Some of us wash the dishes as soon as we're done eating, schedule our next teeth cleaning on the way out of our last visit, do our homework and get expense reports in on time.
This isn't you, right? Well, then, we're sorry to say that a new study finds that people who procrastinate can be three times more likely to have trouble sleeping.
“And the worse the procrastination, the worse the sleep complaint,” study author Ilana Hairston, a senior lecturer at the Tel Aviv Yafo Academic College, told The Huffington Post.
“The worse the procrastination, the worse the sleep complaint.”
But here’s the good news: Hairston suspects it’s the process of procrastination that leads to sleep troubles. The culprit behind your trouble in bed may be the negative energy you spend worrying about that totally blank word document or unresolved email chain. It’s likely that those pangs of “I should have done that already” weighing on our conscience add to sleep trouble, Hairston explained.
She and her colleagues asked 598 people questions about how much they tend to procrastinate and how well they tend to sleep. Those who said they procrastinated the most were one and a half to three times more likely to have clinically significant insomnia symptoms than those who said they procrastinated less.
The study also showed that it was the early birds who definitely get the worm.
Participants also answered questions about whether they tend to be night owls or morning types. The 64 people in the study who reported going to bed earlier at night and waking up earlier in the morning also reported not procrastinating as much and not having as many sleep complaints as the night owls.
Some research suggests there are distinct personality traits for night owls and morning people, Hairston said, and those distinct traits might explain why morning people were less likely to be procrastinators than night owls. But more research would be needed to know for sure.

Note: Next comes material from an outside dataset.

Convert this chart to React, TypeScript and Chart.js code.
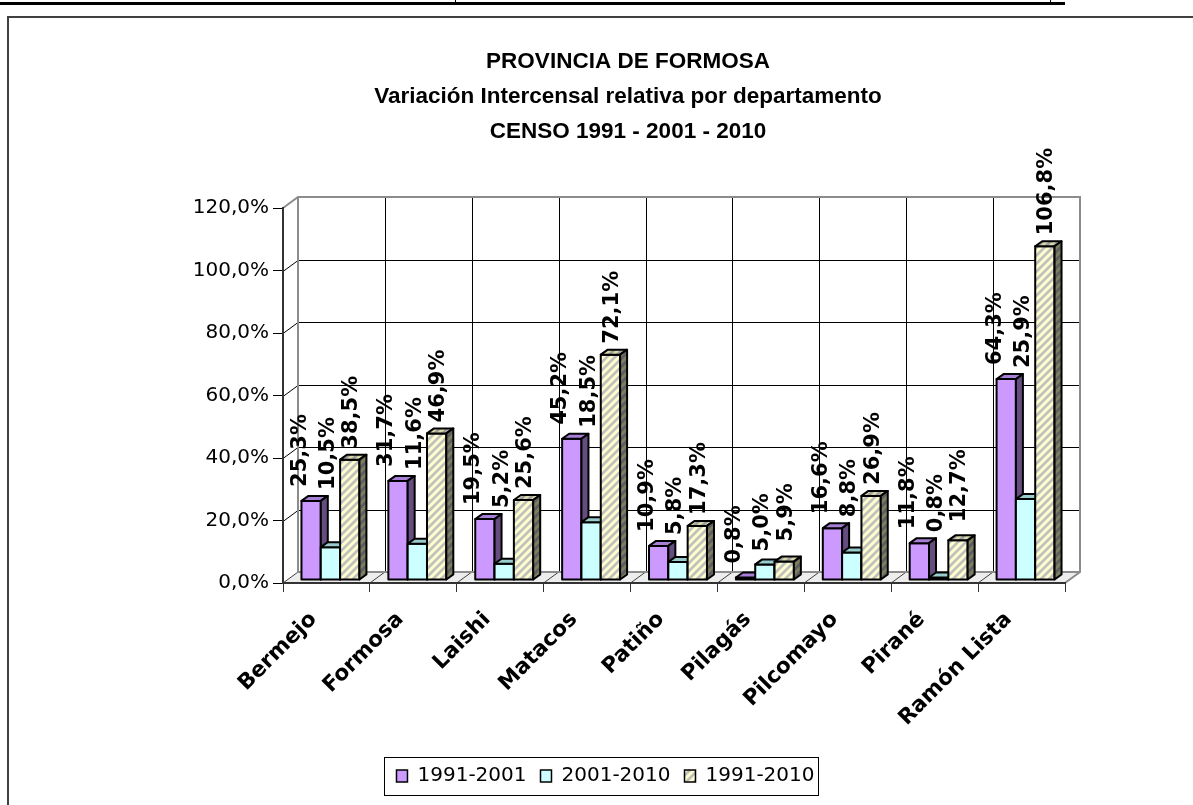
import React, { useEffect, useRef } from 'react';
import { Chart, registerables } from 'chart.js';
Chart.register(...registerables);

const categories = ['Bermejo', 'Formosa', 'Laishi', 'Matacos', 'Patiño', 'Pilagás', 'Pilcomayo', 'Pirané', 'Ramón Lista'];
const series1991_2001 = [25.3, 31.7, 19.5, 45.2, 10.9, 0.8, 16.6, 11.8, 64.3];
const series2001_2010 = [10.5, 11.6, 5.2, 18.5, 5.8, 5.0, 8.8, 0.8, 25.9];
const series1991_2010 = [38.5, 46.9, 25.6, 72.1, 17.3, 5.9, 26.9, 12.7, 106.8];
const seriesNames = ['1991-2001', '2001-2010', '1991-2010'];
const titleLines = ['PROVINCIA DE FORMOSA', 'Variación Intercensal relativa por departamento', 'CENSO 1991 - 2001 - 2010'];
const yTicks = [0, 20, 40, 60, 80, 100, 120];

const FONT = '"DejaVu Sans", Verdana, sans-serif';
const TITLE_FONT = '"Liberation Sans", Arial, sans-serif';
const fmt = (v: number) => v.toFixed(1).replace('.', ',') + '%';

// 3D geometry (styles)
const WDX = 15, WDY = 11; // wall depth
const BX = 4, BY = 3; // bar shift into depth
const BDX = 7, BDY = 5; // bar depth

function stripePattern(bg: string, stripe: string) {
  const c = document.createElement('canvas');
  c.width = 8; c.height = 8;
  const g = c.getContext('2d')!;
  g.fillStyle = bg; g.fillRect(0, 0, 8, 8);
  g.strokeStyle = stripe; g.lineWidth = 3;
  g.beginPath();
  g.moveTo(-1, 9); g.lineTo(9, -1);
  g.moveTo(-5, 5); g.lineTo(5, -5);
  g.moveTo(3, 13); g.lineTo(13, 3);
  g.stroke();
  return g.createPattern(c, 'repeat')!;
}

export default function App() {
  const ref = useRef<HTMLCanvasElement>(null);
  useEffect(() => {
    const canvas = ref.current!;
    const hatchFront = stripePattern('#C0C0C0', '#FFFFCC');
    const hatchTop = stripePattern('#A0A0A0', '#D8D8A8');
    const hatchSide = stripePattern('#5E5E5E', '#7E7E60');
    const faces = [
      { front: '#CC99FF', top: '#A77FD6', side: '#664D80' },
      { front: '#CCFFFF', top: '#99CCCC', side: '#668080' },
      { front: hatchFront, top: hatchTop, side: hatchSide },
    ];
    const labelDx = [-11, -2, 2];

    const threeD = {
      id: 'threeD',
      afterLayout(chart: any) {
        const t = chart.titleBlock;
        if (t && !t._shifted) { t.left += 22.5; t.right += 22.5; t._shifted = true; }
      },
      beforeDraw(chart: any) {
        const { ctx, chartArea: a, scales } = chart;
        const y = scales.y, x = scales.x;
        ctx.save();
        ctx.fillStyle = '#fff';
        ctx.fillRect(0, 0, chart.width, chart.height);
        // page header line
        ctx.fillStyle = '#000';
        ctx.fillRect(0, 2, 1065, 3);
        ctx.fillRect(455, 0, 1, 3);
        ctx.fillRect(1050, 0, 1, 3);
        // chart frame
        ctx.strokeStyle = '#404040';
        ctx.lineWidth = 2;
        ctx.beginPath();
        ctx.moveTo(1193, 17); ctx.lineTo(8, 17); ctx.lineTo(8, 805);
        ctx.stroke();

        // floor
        ctx.fillStyle = '#EDEDED';
        ctx.beginPath();
        ctx.moveTo(a.left, a.bottom); ctx.lineTo(a.left + WDX, a.bottom - WDY);
        ctx.lineTo(a.right + WDX, a.bottom - WDY); ctx.lineTo(a.right, a.bottom);
        ctx.closePath(); ctx.fill();

        // back wall gridlines + side wall diagonals
        ctx.strokeStyle = '#000';
        ctx.lineWidth = 1;
        ctx.beginPath();
        for (const v of yTicks) {
          if (v === yTicks[0] || v === yTicks[yTicks.length - 1]) continue;
          const py = Math.round(y.getPixelForValue(v)) + 0.5;
          ctx.moveTo(a.left, py); ctx.lineTo(a.left + WDX, py - WDY);
          ctx.moveTo(a.left + WDX, py - WDY); ctx.lineTo(a.right + WDX, py - WDY);
        }
        for (let i = 1; i < categories.length; i++) {
          const bx = Math.round(x.getPixelForValue(i - 0.5) + WDX) + 0.5;
          ctx.moveTo(bx, a.top - WDY); ctx.lineTo(bx, a.bottom - WDY);
        }
        ctx.stroke();

        // floor diagonals
        ctx.strokeStyle = '#404040';
        ctx.beginPath();
        for (let i = 0; i <= categories.length; i++) {
          const bx = x.getPixelForValue(i - 0.5);
          ctx.moveTo(bx, a.bottom); ctx.lineTo(bx + WDX, a.bottom - WDY);
        }
        ctx.stroke();

        // wall borders
        ctx.strokeStyle = '#8C8C8C';
        ctx.lineWidth = 2;
        ctx.beginPath();
        ctx.moveTo(a.left, a.top); ctx.lineTo(a.left + WDX, a.top - WDY);
        ctx.lineTo(a.right + WDX, a.top - WDY); ctx.lineTo(a.right + WDX, a.bottom - WDY);
        ctx.lineTo(a.right, a.bottom);
        ctx.moveTo(a.left + WDX, a.top - WDY); ctx.lineTo(a.left + WDX, a.bottom - WDY);
        ctx.lineTo(a.right + WDX, a.bottom - WDY);
        ctx.stroke();
        ctx.restore();
      },
      beforeDatasetsDraw(chart: any) {
        const { ctx } = chart;
        ctx.save();
        ctx.lineWidth = 2;
        ctx.lineJoin = 'round';
        ctx.strokeStyle = '#000';
        for (let i = 0; i < categories.length; i++) {
          for (let d = 0; d < 3; d++) {
            const el = chart.getDatasetMeta(d).data[i];
            const { x, y, base, width } = el.getProps(['x', 'y', 'base', 'width'], true);
            const l = x - width / 2 + BX, r = x + width / 2 + BX;
            const t = y - BY, b = base - BY;
            const f = faces[d];
            // front
            ctx.fillStyle = f.front;
            ctx.beginPath(); ctx.rect(l, t, r - l, b - t); ctx.fill(); ctx.stroke();
            // top
            ctx.fillStyle = f.top;
            ctx.beginPath();
            ctx.moveTo(l, t); ctx.lineTo(l + BDX, t - BDY); ctx.lineTo(r + BDX, t - BDY); ctx.lineTo(r, t);
            ctx.closePath(); ctx.fill(); ctx.stroke();
            // side
            ctx.fillStyle = f.side;
            ctx.beginPath();
            ctx.moveTo(r, t); ctx.lineTo(r + BDX, t - BDY); ctx.lineTo(r + BDX, b - BDY); ctx.lineTo(r, b);
            ctx.closePath(); ctx.fill(); ctx.stroke();
          }
        }
        ctx.restore();
        return false;
      },
      afterDraw(chart: any) {
        const { ctx } = chart;
        ctx.save();
        // data labels
        ctx.font = `bold 21px ${FONT}`;
        ctx.fillStyle = '#000';
        ctx.textAlign = 'left';
        ctx.textBaseline = 'middle';
        for (let i = 0; i < categories.length; i++) {
          const bottoms: number[] = [];
          for (let d = 0; d < 3; d++) {
            const meta = chart.getDatasetMeta(d);
            const el = meta.data[i];
            const { x, y } = el.getProps(['x', 'y'], true);
            const top = y - BY;
            let lb: number;
            if (d === 0) lb = top - 14;
            else if (d === 1) lb = Math.min(top - 13, bottoms[0] + 3);
            else lb = Math.min(top - 11, bottoms[1] - 10);
            bottoms.push(lb);
            const v = chart.data.datasets[d].data[i] as number;
            ctx.save();
            ctx.translate(x + BX + labelDx[d], lb);
            ctx.rotate(-Math.PI / 2);
            ctx.fillText(fmt(v), 0, 0);
            ctx.restore();
          }
        }
        // legend border
        const L = chart.legend;
        if (L && L.legendHitBoxes && L.legendHitBoxes.length) {
          const hb = L.legendHitBoxes;
          const left = Math.min(...hb.map((h: any) => h.left)) - 12;
          const right = Math.max(...hb.map((h: any) => h.left + h.width)) + 4;
          const cy = hb[0].top + hb[0].height / 2;
          ctx.strokeStyle = '#000';
          ctx.lineWidth = 1;
          ctx.strokeRect(Math.round(left) + 0.5, Math.round(cy - 19) + 0.5, Math.round(right - left), 38);
        }
        ctx.restore();
      },
    };

    const chart = new Chart(canvas, {
      type: 'bar',
      data: {
        labels: categories,
        datasets: [
          { label: seriesNames[0], data: series1991_2001, backgroundColor: faces[0].front as any, borderColor: '#000', borderWidth: 1.5 },
          { label: seriesNames[1], data: series2001_2010, backgroundColor: faces[1].front as any, borderColor: '#000', borderWidth: 1.5 },
          { label: seriesNames[2], data: series1991_2010, backgroundColor: faces[2].front as any, borderColor: '#000', borderWidth: 1.5 },
        ],
      },
      options: {
        responsive: false,
        animation: false,
        events: [],
        layout: { padding: { left: 146, right: 128, top: 0, bottom: 9 } },
        datasets: { bar: { categoryPercentage: 0.667, barPercentage: 1 } } as any,
        scales: {
          x: {
            offset: true,
            grid: { display: true, drawOnChartArea: false, drawTicks: true, tickLength: 9, offset: true, color: '#333', lineWidth: 1 },
            border: { display: true, color: '#333', width: 2 },
            ticks: {
              font: { family: FONT, size: 21.5, weight: 'bold' },
              color: '#000',
              minRotation: 45,
              maxRotation: 45,
              padding: 15,
              labelOffset: -13,
              autoSkip: false,
            },
            afterFit: (s: any) => { s.height = 169; },
          } as any,
          y: {
            min: yTicks[0],
            max: yTicks[yTicks.length - 1],
            afterBuildTicks: (s: any) => { s.ticks = yTicks.map((v) => ({ value: v })); },
            ticks: {
              font: { family: FONT, size: 20 },
              color: '#000',
              padding: 4,
              callback: (v: any) => fmt(Number(v)),
            },
            grid: { drawOnChartArea: false, drawTicks: true, tickLength: 10, color: '#000', lineWidth: 1 },
            border: { display: true, color: '#333', width: 2 },
            afterFit: (s: any) => { s.width = 137; },
          } as any,
        },
        plugins: {
          title: {
            display: true,
            text: titleLines,
            color: '#000',
            font: { family: TITLE_FONT, size: 22.5, weight: 'bold', lineHeight: 35 / 22.5 },
            padding: { top: 44.5, bottom: 58.5 },
          },
          legend: {
            position: 'bottom',
            labels: {
              boxWidth: 11,
              boxHeight: 12,
              padding: 14,
              color: '#000',
              font: { family: FONT, size: 20 },
            },
          },
          tooltip: { enabled: false },
        },
      },
      plugins: [threeD as any],
    });
    return () => chart.destroy();
  }, []);

  return (
    <div style={{ position: 'fixed', left: 0, top: 0, width: 1193, height: 805, background: '#fff' }}>
      <canvas ref={ref} width={1193} height={805} style={{ display: 'block' }} />
    </div>
  );
}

The negative effects of negative thinking
What research has shown is that negative mood and a tendency to mull things over are associated with both procrastination and insomnia. And that’s why even though this data only shows a correlation between putting things off and sleep trouble — and therefore cannot show with certainty why one might cause the other — Hairston and her colleagues suspect that negative thinking plays a role in linking the two.
Worrying and ruminating over things can cause a negative emotional response in the brain, experts say, and that physiological response is what they suspect keeps people with insomnia awake. That's why Hairston and her colleagues theorize the same mechanism might be at work when people put things off.
"Based on this current understanding of insomnia, the cognitive and emotional effects of procrastination could cause sleep difficulties," Hairston said, though she explained that more research is needed to show for sure.
Don't panic yet, procrastinators
Sleep expert Hrayr Attarian, a neurologist at Northwestern Memorial Hospital who wasn’t in involved in the study, said the correlation between procrastination and sleep issues was interesting.
“I think people should be cautious about the correlation between procrastination and insomnia,” Attarian told HuffPost. He pointed out that the people in the study who were categorized as poor sleepers reported having symptoms of insomnia, but were not necessarily diagnosed with chronic insomnia.
“It’s more important to note that the real issue is procrastination. If people can address their procrastination, then sleep quality will follow," he said.